Persona muy distinta es don Manuel Azaña. Su rostro amplio y bonachón, su mirada inquisitiva, sus amplias espaldas, su sobresaliente panza, me parecen el vivo retrato de nuestro Mr. Pickwick. Su padre se dedicaba a fabricar jabón y tenía grandes propiedades en Alcalá de Henares, donde nació don Manuel. Como todo joven de la clase media española, Manuel Azaña pasó por un colegio religioso antes de matricularse en la Facultad de Derecho de Madrid. Nos cuenta en uno de sus libros que a los quince años ya había abjurado de su fe católica. La muerte de su padre y la quiebra de los negocios familiares forzaron al joven Manuel a buscar empleo en Madrid. Después de aprobar brillantemente unas oposiciones, se convirtió en funcionario público, y muy pronto se adaptó a la vida que todo buen funcionario lleva en Madrid: levantarse a las diez, llegar al despacho a las once, comida a las dos, y después de la siesta al café, y de allí al Ateneo para leer o para seguir discutiendo…, volver a casa a las nueve para la cena, y después de cenar, de nuevo al café o al teatro, para retirarse a la una o las dos de la mañana… Azaña fue elegido secretario del Ateneo de Madrid, lugar de reunión de jóvenes inquietos muy diferente al tranquilo y conservador Ateneo londinense.
En el año 1928, solterón empedernido, sorprendió a todos sus conocidos casándose con Dolores Rivas Cherif, hermana de uno de sus mejores amigos. Por esa época, Azaña se había granjeado la amistad de don José Giral, catedrático de la Universidad de Madrid, y junto con otros amigos habían fundado el partido de Acción Republicana. Durante el levantamiento de Jaca hubo de huir a Francia, pero al cabo de pocas semanas estaba de nuevo en Madrid. Cuando fue nombrado ministro de la Guerra en el primer gobierno de la República, los madrileños pensaban que se trataba de un chiste. Que el secretario del Ateneo de Madrid se pusiera al frente de los ejércitos españoles parecía un episodio de ciencia-ficción…

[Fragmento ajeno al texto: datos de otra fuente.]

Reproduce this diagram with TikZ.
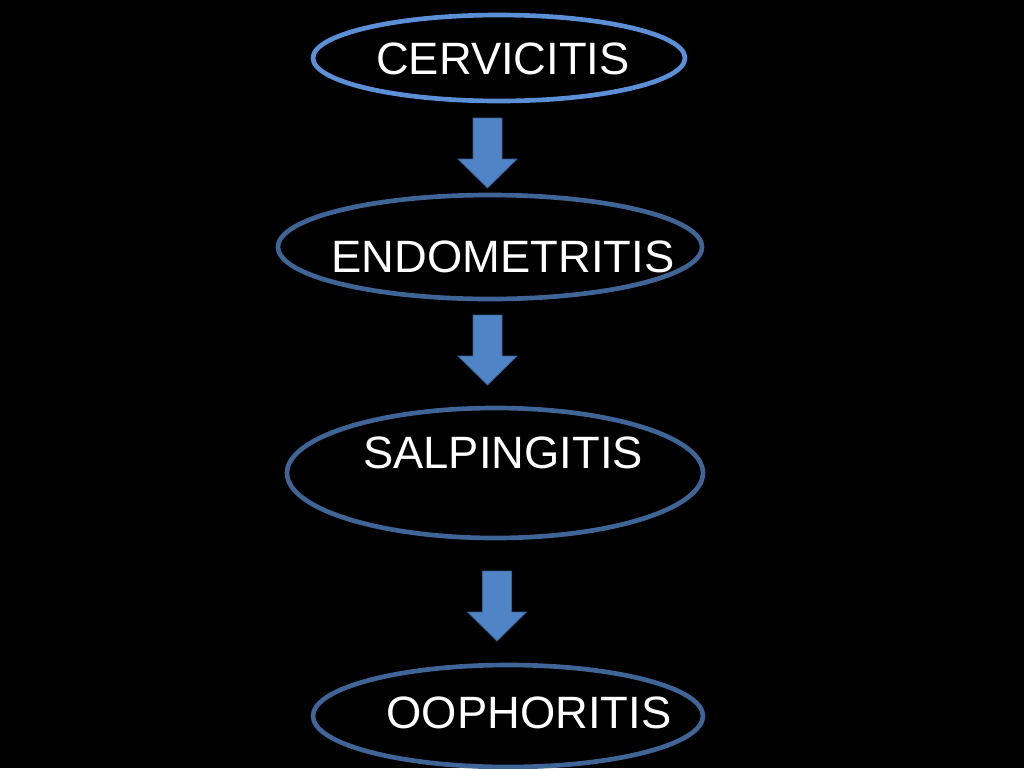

Pero los militares españoles se equivocaron si pensaban que habrían de vérselas con un joven diletante que vivía en las nubes de la literatura. Ante su sorpresa se encontraron con un hombre que sabía muy bien lo que quería, que podía ladrar y hasta morder… Después de pensionar, como ya he dicho, a buen número de oficiales, se dedicó a reestructurar el Ejército español, tratando de modernizar su equipo y armamento. Ya en el primer desfile que se celebró en tiempos de la República, el público comentaba admirativamente el aspecto marcial de las tropas españolas…
Posiblemente la clave de su personalidad estriba en su falta total de ambición. En ocasiones parecía un observador de la vida política española, como si contemplara todo desde otro planeta. Es posible que si hubiera dedicado todo su ingenio a destruir los poderes feudales que regían aún el destino de España, lo habría conseguido. Pero, tanto como al feudalismo, Manuel Azaña temía el poder de la clase obrera. Por eso se dedicaba a trabajar laboriosamente el espacio político que había entre estas dos clases, por eso se aplicaba a elaborar una República de las clases medias. Lo que no sabía Manuel Azaña es que ese espacio del centro se iba achicando y que acabaría desapareciendo bajo sus pies.
Ya por aquellos días, un panfleto semanal llamado Grada y Justicia alcanzaba enormes tiradas. Estaba repleto de caricaturas grotescas de Azaña y sus amigos. Se hacían innumerables chistes sobre las cosas que le pueden ocurrir a un hombre que se casa, por primera vez, a los cuarenta y ocho años… Yo me negaba a creer que ese panfleto vulgar lo publicara la misma editorial católica que sacaba El Debate. Pero así me lo confirmó uno de los que trabajan en la editorial, que tuvo al menos el buen gusto de decir que estaba totalmente avergonzado de ello y que había pedido a los editores que retiraran del mercado dicha publicación. Pero, en fin, la consigna en aquellos días en los círculos reaccionarios era la de desacreditar la figura de Azaña y, como no encontraban medios legítimos para hacerlo, se dedicaban a sacar esos infames bodrios…
Pero en realidad no hacía falta que las fuerzas de la reacción atacaran a los líderes republicanos, porque ellos mismos se hacían su propia guerra. Alejandro Lerroux acababa de retirarse, con sus noventa diputados, de la coalición republicano-socialista… Las clases medias de España comenzaban a derrotarse a sí mismas.